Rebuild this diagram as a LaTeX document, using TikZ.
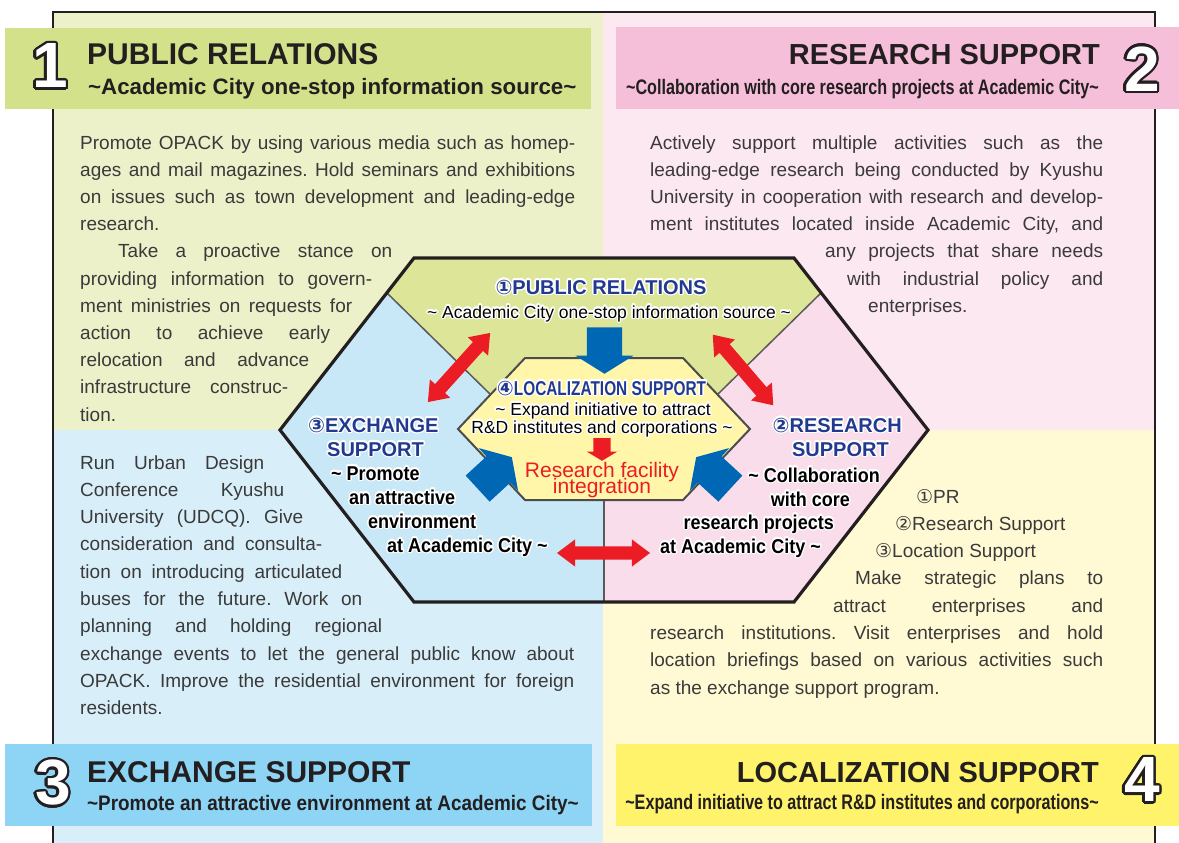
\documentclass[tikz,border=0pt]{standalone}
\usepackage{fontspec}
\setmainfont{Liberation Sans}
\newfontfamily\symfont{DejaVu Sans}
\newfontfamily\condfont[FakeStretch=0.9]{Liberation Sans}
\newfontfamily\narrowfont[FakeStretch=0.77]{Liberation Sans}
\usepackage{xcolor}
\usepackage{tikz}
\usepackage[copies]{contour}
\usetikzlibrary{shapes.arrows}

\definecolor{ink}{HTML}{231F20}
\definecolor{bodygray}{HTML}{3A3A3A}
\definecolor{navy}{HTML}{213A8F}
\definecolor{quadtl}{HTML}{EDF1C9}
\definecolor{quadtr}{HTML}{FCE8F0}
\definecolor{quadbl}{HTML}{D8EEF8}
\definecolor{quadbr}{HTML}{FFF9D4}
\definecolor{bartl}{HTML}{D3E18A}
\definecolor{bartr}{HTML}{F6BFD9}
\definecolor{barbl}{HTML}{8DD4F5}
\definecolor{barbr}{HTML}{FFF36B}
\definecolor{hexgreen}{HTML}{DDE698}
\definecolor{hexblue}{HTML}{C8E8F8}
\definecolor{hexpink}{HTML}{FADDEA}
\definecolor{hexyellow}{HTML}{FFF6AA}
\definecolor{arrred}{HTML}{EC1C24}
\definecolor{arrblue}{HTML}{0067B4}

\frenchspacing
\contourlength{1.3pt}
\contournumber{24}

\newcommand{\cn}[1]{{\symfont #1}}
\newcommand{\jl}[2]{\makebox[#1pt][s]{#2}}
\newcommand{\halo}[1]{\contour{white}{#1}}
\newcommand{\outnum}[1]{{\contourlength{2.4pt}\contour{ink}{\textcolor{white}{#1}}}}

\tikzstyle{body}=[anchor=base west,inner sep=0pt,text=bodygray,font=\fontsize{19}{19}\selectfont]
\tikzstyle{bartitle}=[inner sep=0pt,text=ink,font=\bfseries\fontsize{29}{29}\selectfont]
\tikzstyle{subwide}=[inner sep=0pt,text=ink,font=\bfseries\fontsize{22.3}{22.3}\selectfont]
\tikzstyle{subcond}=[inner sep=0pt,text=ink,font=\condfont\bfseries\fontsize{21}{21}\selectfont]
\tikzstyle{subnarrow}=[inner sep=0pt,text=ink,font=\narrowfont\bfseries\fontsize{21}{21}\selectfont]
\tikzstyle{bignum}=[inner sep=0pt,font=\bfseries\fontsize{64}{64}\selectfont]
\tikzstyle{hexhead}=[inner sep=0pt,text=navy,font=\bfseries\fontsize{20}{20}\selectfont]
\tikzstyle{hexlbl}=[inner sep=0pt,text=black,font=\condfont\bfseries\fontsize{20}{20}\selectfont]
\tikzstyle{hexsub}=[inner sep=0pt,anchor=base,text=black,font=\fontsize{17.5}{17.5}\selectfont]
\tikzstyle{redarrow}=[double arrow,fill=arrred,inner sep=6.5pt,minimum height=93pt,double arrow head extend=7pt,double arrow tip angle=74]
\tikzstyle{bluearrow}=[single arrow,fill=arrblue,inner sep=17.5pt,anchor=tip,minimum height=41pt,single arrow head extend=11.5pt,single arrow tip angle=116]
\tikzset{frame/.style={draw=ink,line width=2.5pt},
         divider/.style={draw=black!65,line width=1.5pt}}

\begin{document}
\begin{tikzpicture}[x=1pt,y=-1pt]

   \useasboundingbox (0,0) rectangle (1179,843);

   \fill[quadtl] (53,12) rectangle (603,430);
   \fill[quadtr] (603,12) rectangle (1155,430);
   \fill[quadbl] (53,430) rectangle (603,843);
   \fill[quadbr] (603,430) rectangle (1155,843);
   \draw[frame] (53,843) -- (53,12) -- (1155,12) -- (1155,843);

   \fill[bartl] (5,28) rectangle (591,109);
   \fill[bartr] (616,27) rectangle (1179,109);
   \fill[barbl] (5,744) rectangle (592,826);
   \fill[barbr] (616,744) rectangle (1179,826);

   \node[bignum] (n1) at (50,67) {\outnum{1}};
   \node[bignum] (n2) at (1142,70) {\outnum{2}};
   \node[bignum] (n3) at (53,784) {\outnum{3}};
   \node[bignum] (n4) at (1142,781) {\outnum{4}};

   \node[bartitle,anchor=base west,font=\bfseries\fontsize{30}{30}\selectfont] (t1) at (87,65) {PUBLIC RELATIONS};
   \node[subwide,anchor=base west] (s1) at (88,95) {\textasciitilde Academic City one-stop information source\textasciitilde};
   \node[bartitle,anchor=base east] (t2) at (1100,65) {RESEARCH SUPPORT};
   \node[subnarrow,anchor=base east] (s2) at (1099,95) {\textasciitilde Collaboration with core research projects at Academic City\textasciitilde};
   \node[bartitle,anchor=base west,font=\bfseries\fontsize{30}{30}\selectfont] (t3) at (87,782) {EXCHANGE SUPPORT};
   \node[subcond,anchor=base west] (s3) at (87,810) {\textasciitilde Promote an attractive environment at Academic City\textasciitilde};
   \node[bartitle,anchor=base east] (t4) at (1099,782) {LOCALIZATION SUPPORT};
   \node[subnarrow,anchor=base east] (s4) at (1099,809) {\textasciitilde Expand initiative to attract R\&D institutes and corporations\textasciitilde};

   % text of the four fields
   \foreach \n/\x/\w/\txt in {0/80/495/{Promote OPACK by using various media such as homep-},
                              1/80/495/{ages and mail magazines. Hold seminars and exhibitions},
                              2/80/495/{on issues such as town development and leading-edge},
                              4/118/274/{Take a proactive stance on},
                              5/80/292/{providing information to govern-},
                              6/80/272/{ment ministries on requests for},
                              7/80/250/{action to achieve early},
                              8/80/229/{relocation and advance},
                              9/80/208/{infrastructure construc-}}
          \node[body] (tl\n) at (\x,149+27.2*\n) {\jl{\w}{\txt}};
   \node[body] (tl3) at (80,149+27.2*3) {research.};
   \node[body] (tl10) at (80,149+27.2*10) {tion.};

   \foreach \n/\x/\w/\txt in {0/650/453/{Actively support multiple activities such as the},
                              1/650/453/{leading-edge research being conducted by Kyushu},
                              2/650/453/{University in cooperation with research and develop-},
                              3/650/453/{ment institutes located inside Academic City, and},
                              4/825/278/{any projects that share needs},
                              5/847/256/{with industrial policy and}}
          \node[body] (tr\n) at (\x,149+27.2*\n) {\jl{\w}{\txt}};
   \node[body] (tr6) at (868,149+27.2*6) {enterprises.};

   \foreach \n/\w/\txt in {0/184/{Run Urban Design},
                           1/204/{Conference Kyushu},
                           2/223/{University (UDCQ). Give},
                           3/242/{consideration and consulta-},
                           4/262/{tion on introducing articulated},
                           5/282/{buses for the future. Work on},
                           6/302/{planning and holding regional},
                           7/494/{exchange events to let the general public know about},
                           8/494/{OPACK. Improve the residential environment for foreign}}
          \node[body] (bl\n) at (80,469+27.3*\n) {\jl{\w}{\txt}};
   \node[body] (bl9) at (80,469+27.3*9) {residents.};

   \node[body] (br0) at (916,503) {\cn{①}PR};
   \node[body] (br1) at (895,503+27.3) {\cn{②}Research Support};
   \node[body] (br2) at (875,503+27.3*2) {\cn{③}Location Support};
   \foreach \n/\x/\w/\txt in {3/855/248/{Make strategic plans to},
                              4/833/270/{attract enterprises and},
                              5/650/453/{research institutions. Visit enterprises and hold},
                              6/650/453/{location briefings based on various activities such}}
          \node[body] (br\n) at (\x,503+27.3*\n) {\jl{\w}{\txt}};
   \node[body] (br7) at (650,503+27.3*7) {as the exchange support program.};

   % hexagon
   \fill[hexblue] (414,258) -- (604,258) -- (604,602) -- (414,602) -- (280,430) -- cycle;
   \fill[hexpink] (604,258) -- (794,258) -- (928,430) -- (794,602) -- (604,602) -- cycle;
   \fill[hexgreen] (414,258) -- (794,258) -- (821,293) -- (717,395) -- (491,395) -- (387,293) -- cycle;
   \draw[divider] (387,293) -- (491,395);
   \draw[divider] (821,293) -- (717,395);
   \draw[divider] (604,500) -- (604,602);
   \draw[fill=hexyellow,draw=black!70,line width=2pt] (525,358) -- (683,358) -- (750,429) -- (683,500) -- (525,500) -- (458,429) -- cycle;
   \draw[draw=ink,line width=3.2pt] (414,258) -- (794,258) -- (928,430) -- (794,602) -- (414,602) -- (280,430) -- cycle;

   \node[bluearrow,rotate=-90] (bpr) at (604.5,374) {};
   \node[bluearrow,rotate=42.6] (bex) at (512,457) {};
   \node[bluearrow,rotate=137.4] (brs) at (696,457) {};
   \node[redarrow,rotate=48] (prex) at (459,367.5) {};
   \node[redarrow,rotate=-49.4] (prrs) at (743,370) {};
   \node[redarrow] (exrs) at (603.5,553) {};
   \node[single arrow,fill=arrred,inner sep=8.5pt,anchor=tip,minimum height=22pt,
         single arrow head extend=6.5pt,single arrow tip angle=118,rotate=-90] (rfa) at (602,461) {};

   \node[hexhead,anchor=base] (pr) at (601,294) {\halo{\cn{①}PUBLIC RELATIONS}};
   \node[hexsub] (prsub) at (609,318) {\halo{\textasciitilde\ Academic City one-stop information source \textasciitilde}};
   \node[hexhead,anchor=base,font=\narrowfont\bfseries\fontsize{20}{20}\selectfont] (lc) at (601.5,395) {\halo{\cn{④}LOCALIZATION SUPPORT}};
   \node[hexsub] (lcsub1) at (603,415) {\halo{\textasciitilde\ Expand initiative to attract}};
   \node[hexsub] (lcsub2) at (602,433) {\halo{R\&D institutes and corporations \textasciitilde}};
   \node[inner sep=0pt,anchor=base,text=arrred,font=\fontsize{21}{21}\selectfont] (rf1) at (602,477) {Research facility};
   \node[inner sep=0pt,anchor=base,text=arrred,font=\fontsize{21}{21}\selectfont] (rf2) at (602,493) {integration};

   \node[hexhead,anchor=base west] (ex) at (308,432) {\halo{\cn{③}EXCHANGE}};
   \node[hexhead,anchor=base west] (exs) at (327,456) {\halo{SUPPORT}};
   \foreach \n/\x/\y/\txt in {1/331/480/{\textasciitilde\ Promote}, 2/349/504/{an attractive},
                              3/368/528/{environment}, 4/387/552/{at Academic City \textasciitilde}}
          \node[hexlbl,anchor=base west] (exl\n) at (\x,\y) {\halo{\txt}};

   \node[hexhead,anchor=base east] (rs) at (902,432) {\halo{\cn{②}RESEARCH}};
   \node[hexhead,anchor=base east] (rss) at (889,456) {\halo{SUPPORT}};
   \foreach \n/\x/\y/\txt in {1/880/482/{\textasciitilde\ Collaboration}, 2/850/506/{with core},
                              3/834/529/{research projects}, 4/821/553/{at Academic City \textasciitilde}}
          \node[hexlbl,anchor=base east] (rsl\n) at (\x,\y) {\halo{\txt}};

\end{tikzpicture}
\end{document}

════════

[Exercise brief] In the listing above, find the lines holding the word "using" and copy them.

[Answer to this task]
Rebuild this diagram as a LaTeX document, using TikZ.
   \foreach \n/\x/\w/\txt in {0/80/495/{Promote OPACK by using various media such as homep-},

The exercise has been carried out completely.